Word for word, print each line of the listing below; pictures stay out.

_Source material:_
------

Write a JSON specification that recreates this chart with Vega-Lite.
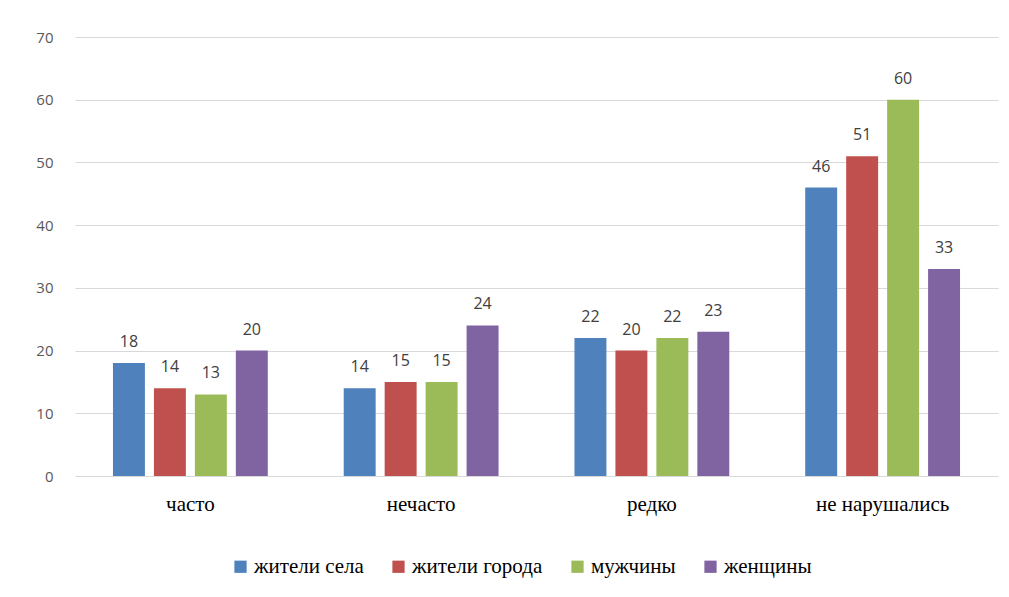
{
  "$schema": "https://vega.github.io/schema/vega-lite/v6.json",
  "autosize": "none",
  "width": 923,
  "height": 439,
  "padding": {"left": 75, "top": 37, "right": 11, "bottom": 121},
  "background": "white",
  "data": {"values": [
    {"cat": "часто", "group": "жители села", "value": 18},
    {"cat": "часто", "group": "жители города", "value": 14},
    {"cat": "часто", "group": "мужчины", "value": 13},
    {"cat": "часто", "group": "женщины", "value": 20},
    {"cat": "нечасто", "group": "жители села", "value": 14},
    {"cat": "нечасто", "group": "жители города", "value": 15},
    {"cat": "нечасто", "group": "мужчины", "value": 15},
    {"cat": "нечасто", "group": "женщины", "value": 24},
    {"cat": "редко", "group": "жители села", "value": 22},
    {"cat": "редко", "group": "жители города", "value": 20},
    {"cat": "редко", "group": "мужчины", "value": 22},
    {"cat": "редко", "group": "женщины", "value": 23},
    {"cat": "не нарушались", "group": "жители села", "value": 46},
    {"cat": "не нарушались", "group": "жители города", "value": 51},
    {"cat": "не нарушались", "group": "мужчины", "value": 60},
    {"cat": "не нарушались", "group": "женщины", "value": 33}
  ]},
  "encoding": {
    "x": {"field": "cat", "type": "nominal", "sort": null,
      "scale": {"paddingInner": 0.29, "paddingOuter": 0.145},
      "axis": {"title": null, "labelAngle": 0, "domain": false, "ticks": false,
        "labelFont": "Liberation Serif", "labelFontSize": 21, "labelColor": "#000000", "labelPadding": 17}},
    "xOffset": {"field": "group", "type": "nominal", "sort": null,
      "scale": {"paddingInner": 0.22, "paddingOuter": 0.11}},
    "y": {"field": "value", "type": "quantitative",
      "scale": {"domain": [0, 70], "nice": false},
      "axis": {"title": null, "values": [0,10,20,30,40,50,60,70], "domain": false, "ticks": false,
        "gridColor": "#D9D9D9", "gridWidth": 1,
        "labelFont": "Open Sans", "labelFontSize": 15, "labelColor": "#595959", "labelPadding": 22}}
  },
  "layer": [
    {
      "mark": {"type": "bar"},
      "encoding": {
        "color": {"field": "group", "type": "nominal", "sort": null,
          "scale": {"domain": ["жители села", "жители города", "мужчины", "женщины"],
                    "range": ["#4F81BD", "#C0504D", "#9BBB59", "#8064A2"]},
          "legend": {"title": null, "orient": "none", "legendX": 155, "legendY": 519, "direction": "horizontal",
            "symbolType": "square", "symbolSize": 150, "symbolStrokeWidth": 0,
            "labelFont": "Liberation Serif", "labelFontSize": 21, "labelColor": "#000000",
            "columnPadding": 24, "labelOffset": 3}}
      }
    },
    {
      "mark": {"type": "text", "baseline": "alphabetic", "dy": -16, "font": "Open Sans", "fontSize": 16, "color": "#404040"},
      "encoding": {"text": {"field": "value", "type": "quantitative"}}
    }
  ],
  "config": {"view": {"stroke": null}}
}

------

_Finished task:_
Write a JSON specification that recreates this chart with Vega-Lite.
{
  "$schema": "https://vega.github.io/schema/vega-lite/v6.json",
  "autosize": "none",
  "width": 923,
  "height": 439,
  "padding": {"left": 75, "top": 37, "right": 11, "bottom": 121},
  "background": "white",
  "data": {"values": [
    {"cat": "часто", "group": "жители села", "value": 18},
    {"cat": "часто", "group": "жители города", "value": 14},
    {"cat": "часто", "group": "мужчины", "value": 13},
    {"cat": "часто", "group": "женщины", "value": 20},
    {"cat": "нечасто", "group": "жители села", "value": 14},
    {"cat": "нечасто", "group": "жители города", "value": 15},
    {"cat": "нечасто", "group": "мужчины", "value": 15},
    {"cat": "нечасто", "group": "женщины", "value": 24},
    {"cat": "редко", "group": "жители села", "value": 22},
    {"cat": "редко", "group": "жители города", "value": 20},
    {"cat": "редко", "group": "мужчины", "value": 22},
    {"cat": "редко", "group": "женщины", "value": 23},
    {"cat": "не нарушались", "group": "жители села", "value": 46},
    {"cat": "не нарушались", "group": "жители города", "value": 51},
    {"cat": "не нарушались", "group": "мужчины", "value": 60},
    {"cat": "не нарушались", "group": "женщины", "value": 33}
  ]},
  "encoding": {
    "x": {"field": "cat", "type": "nominal", "sort": null,
      "scale": {"paddingInner": 0.29, "paddingOuter": 0.145},
      "axis": {"title": null, "labelAngle": 0, "domain": false, "ticks": false,
        "labelFont": "Liberation Serif", "labelFontSize": 21, "labelColor": "#000000", "labelPadding": 17}},
    "xOffset": {"field": "group", "type": "nominal", "sort": null,
      "scale": {"paddingInner": 0.22, "paddingOuter": 0.11}},
    "y": {"field": "value", "type": "quantitative",
      "scale": {"domain": [0, 70], "nice": false},
      "axis": {"title": null, "values": [0,10,20,30,40,50,60,70], "domain": false, "ticks": false,
        "gridColor": "#D9D9D9", "gridWidth": 1,
        "labelFont": "Open Sans", "labelFontSize": 15, "labelColor": "#595959", "labelPadding": 22}}
  },
  "layer": [
    {
      "mark": {"type": "bar"},
      "encoding": {
        "color": {"field": "group", "type": "nominal", "sort": null,
          "scale": {"domain": ["жители села", "жители города", "мужчины", "женщины"],
                    "range": ["#4F81BD", "#C0504D", "#9BBB59", "#8064A2"]},
          "legend": {"title": null, "orient": "none", "legendX": 155, "legendY": 519, "direction": "horizontal",
            "symbolType": "square", "symbolSize": 150, "symbolStrokeWidth": 0,
            "labelFont": "Liberation Serif", "labelFontSize": 21, "labelColor": "#000000",
            "columnPadding": 24, "labelOffset": 3}}
      }
    },
    {
      "mark": {"type": "text", "baseline": "alphabetic", "dy": -16, "font": "Open Sans", "fontSize": 16, "color": "#404040"},
      "encoding": {"text": {"field": "value", "type": "quantitative"}}
    }
  ],
  "config": {"view": {"stroke": null}}
}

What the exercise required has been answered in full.